The high minimum wage in the city may have the unfortunate effect of encouraging people to move there believing they will find good paying jobs and simply end up unemployed. Just a thought.
July 30th, 2006 21:37
A few more reasons why this analysis is shallow and overlooks important stuff:
1) How does Wal-Mart to get prices that low? It tries to buy as much as possible from the same provider. Then, when it has monopolized its production and the provider has lost most of his clients to fulfill Wal-Mart’s demand, Wal-Mart it forces the provider to lower its price until the provider can barely survive.
2) I don’t know about Wal-Mart’s locations in Chicago, but in Montreal, it’s always far away from older neighborhoods, where the poor populations go. So, who goes to Wal-Mart? Well, people with cars. That seems to exclude people who have trouble feeding their families. It sure is the case where I live.

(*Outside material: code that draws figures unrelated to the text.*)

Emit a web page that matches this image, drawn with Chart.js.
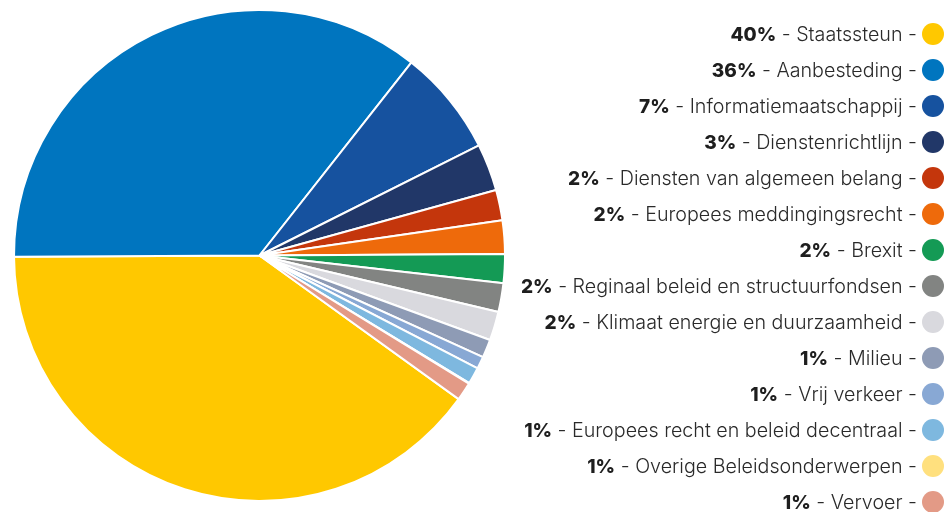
<!DOCTYPE html>
<html><head><meta charset="utf-8">
<script src="https://cdn.jsdelivr.net/npm/chart.js@4"></script>
<style>html,body{margin:0;padding:0;background:#fff;overflow:hidden}canvas{display:block}</style>
</head><body>
<canvas id="c" width="944" height="512"></canvas>
<script>
const categories = ['Staatssteun','Aanbesteding','Informatiemaatschappij','Dienstenrichtlijn','Diensten van algemeen belang','Europees meddingingsrecht','Brexit','Reginaal beleid en structuurfondsen','Klimaat energie en duurzaamheid','Milieu','Vrij verkeer','Europees recht en beleid decentraal','Overige Beleidsonderwerpen','Vervoer'];
const shares = [40, 35.7, 7, 3.1, 2, 2.2, 1.9, 1.9, 1.9, 1.2, 0.8, 1.1, 0.05, 1.2];
const percentLabels = ['40%','36%','7%','3%','2%','2%','2%','2%','2%','1%','1%','1%','1%','1%'];
const colors = ['#FFC800','#0075BF','#16529F','#213768','#C4360C','#EE6A0B','#149A55','#828482','#D9D9DE','#8E9BB5','#88A8D4','#7EB8DF','#FFE07E','#E39A86'];

const sideLegend = {
  id: 'sideLegend',
  afterDraw(chart) {
    const ctx = chart.ctx;
    ctx.save();
    ctx.textBaseline = 'middle';
    ctx.textAlign = 'right';
    const reg = '300 19.7px Inter';
    const bold = '800 19px Inter';
    categories.forEach((cat, i) => {
      const y = 34 + i * 36;
      ctx.fillStyle = colors[i];
      ctx.beginPath();
      ctx.arc(933, y, 11, 0, Math.PI * 2);
      ctx.fill();
      const rest = ' - ' + cat + ' -';
      ctx.font = reg;
      const w = ctx.measureText(rest).width;
      ctx.fillStyle = '#2a2a2a';
      ctx.fillText(rest, 917, y + 1);
      ctx.font = bold;
      ctx.fillStyle = '#1e1e1e';
      ctx.fillText(percentLabels[i], 917 - w, y + 1);
    });
    ctx.restore();
  }
};

new Chart(document.getElementById('c'), {
  type: 'pie',
  data: {
    labels: categories,
    datasets: [{
      data: shares,
      backgroundColor: colors,
      borderColor: '#ffffff',
      borderWidth: 2
    }]
  },
  options: {
    responsive: false,
    animation: false,
    rotation: 125.8,
    layout: { padding: { left: 13, top: 9, right: 438, bottom: 10 } },
    plugins: { legend: { display: false }, tooltip: { enabled: false } }
  },
  plugins: [sideLegend]
});
</script>
</body></html>
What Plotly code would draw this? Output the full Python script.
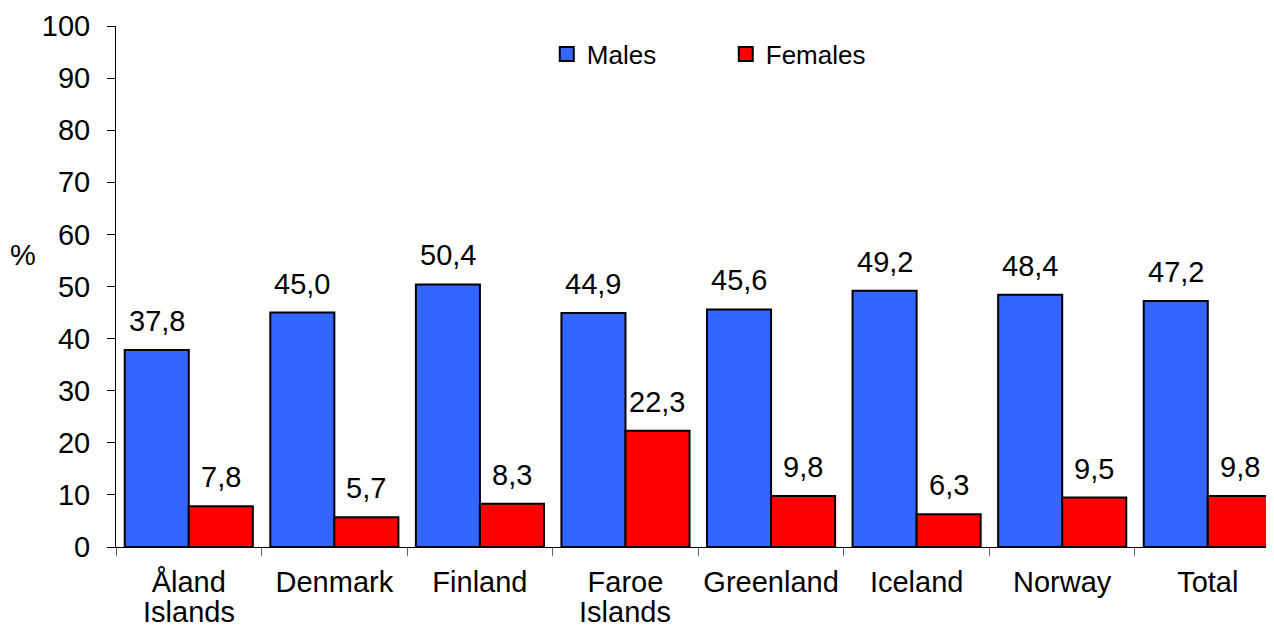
import plotly.graph_objects as go

categories = ["Åland Islands", "Denmark", "Finland", "Faroe Islands",
              "Greenland", "Iceland", "Norway", "Total"]
tick_line1 = ["Åland", "Denmark", "Finland", "Faroe", "Greenland", "Iceland", "Norway", "Total"]
tick_line2 = ["Islands", "", "", "Islands", "", "", "", ""]
males = [37.8, 45.0, 50.4, 44.9, 45.6, 49.2, 48.4, 47.2]
females = [7.8, 5.7, 8.3, 22.3, 9.8, 6.3, 9.5, 9.8]
y_ticks = list(range(0, 101, 10))

FONT = "Liberation Sans, Arial, sans-serif"
BLUE = "#3366FF"
RED = "#FF0000"
GAP = 0.12
HALF_BAR_PX = 32  # half of one bar's pixel width, used to centre value labels

fig = go.Figure()
fig.add_trace(go.Bar(x=categories, y=males, name="Males",
                     marker=dict(color=BLUE, line=dict(color="black", width=2)),
                     showlegend=False, hoverinfo="skip"))
fig.add_trace(go.Bar(x=categories, y=females, name="Females",
                     marker=dict(color=RED, line=dict(color="black", width=2)),
                     showlegend=False, hoverinfo="skip"))

# legend entries
for name, col in (("Males", BLUE), ("Females", RED)):
    fig.add_trace(go.Scatter(x=[None], y=[None], mode="markers", name=name,
                             marker=dict(symbol="square", size=14, color=col,
                                         line=dict(color="black", width=2))))

annotations = []
# value labels above bars
for vals, shift in ((males, -HALF_BAR_PX), (females, HALF_BAR_PX)):
    for cat, v in zip(categories, vals):
        annotations.append(dict(x=cat, y=v, xref="x", yref="y", xanchor="center", yanchor="bottom",
                                xshift=shift, yshift=11, text=f"{v:.1f}".replace(".", ","),
                                showarrow=False, font=dict(family=FONT, size=29, color="black")))
# second line of category labels
for cat, l2 in zip(categories, tick_line2):
    if l2:
        annotations.append(dict(x=cat, y=0, xref="x", yref="paper", yanchor="top", yshift=-47,
                                text=l2, showarrow=False, font=dict(family=FONT, size=29, color="black")))
annotations.append(dict(x=-0.0807, y=56, xref="paper", yref="y", xanchor="center", yanchor="middle",
                        text="%", showarrow=False, font=dict(family=FONT, size=29, color="black")))

fig.update_layout(
    width=1266, height=620,
    margin=dict(l=108, r=0, t=18, b=81),
    paper_bgcolor="white", plot_bgcolor="white",
    barmode="group", bargap=GAP, bargroupgap=0,
    font=dict(family=FONT, size=29, color="black"),
    legend=dict(orientation="h", x=0.372, y=0.946, xanchor="left", yanchor="middle",
                font=dict(family=FONT, size=26, color="black"),
                entrywidth=134, entrywidthmode="pixels", bgcolor="rgba(0,0,0,0)"),
    annotations=annotations,
)
fig.update_xaxes(type="category", categoryorder="array", categoryarray=categories,
                 tickvals=categories, ticktext=tick_line1,
                 range=[-0.5, 7.455], showline=True, linecolor="black", linewidth=1,
                 ticks="outside", tickson="boundaries", ticklen=8, tickcolor="#666666",
                 showgrid=False, zeroline=False, ticklabelstandoff=9,
                 tickfont=dict(family=FONT, size=29, color="black"))
fig.update_yaxes(range=[0, 100], tickvals=y_ticks, showline=True, linecolor="black", linewidth=1,
                 ticks="outside", ticklen=8, tickcolor="black", showgrid=False, zeroline=False,
                 ticklabelstandoff=11, tickfont=dict(family=FONT, size=29, color="black"))

fig.write_html("out.html")
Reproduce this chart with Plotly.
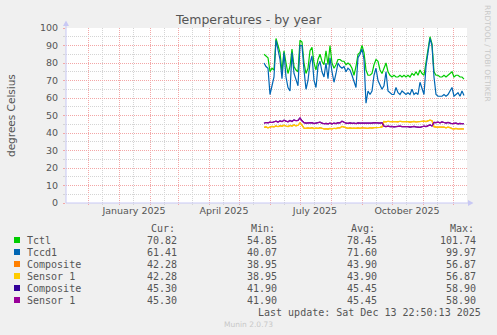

3) In Montreal, there’s a place where a lot of poor people go shopping: St-Hubert street. Most people go there on foot because it’s located in a poor neighborhood, but it also attracts middle-class shoppers who park in nearby streets, as it is features very good fashion stores. Prices are really low, probably close to wal-mart-low. How is it possible? Cheap labor. Immigrants who don’t know french and have trouble finding jobs, children when the business is a family business, merchants who litterally live in their commerce and/or make miserable profits to make sure their commerce keeps working, etc. These poor merchants pay the price when middle-class people stop going to their stores to shop in Wal-Mart. And Wal-Mart is well known to hit hard on the competition.
July 31st, 2006 15:06
Chad,
I agree that wages below the costs of living would likely encourage people to leave Chicago. But I don’t know if that is a good thing or bad thing. First many of people that might be encouraged to leave have family in Chicago. For poor people, extended families have economic as well as sentimental importance. For example, a women may depend on her mother for free childcare. Second, poor people often lack their own transportation, as Louis notes. Some poor people may depend on public transportation. Rural areas do not usually have such dependable and affordable public transportation. Finally, areas outside of Chicago may not have even less employment opportunities.
July 31st, 2006 16:36
More than ten years ago, I worked at a branch office in Iowa for a company headquartered in Chicago. The starting pay was $7 an hour for phone reps in Iowa, but the exact same job for the exact same company in the Chicago office paid $12 an hour because they couldn’t get people to work for less than that due to the high cost of living. So I guess my question is- how many jobs is this really going to impact if the market wage was that much higher ten years ago? Is it largely a moot point? Does anyone have data on how many jobs it will impact?
August 2nd, 2006 17:31
Data? Data? Will doesn’t need any stinkin’ data. He’s got dogma and he’s got a healthy dose of snide.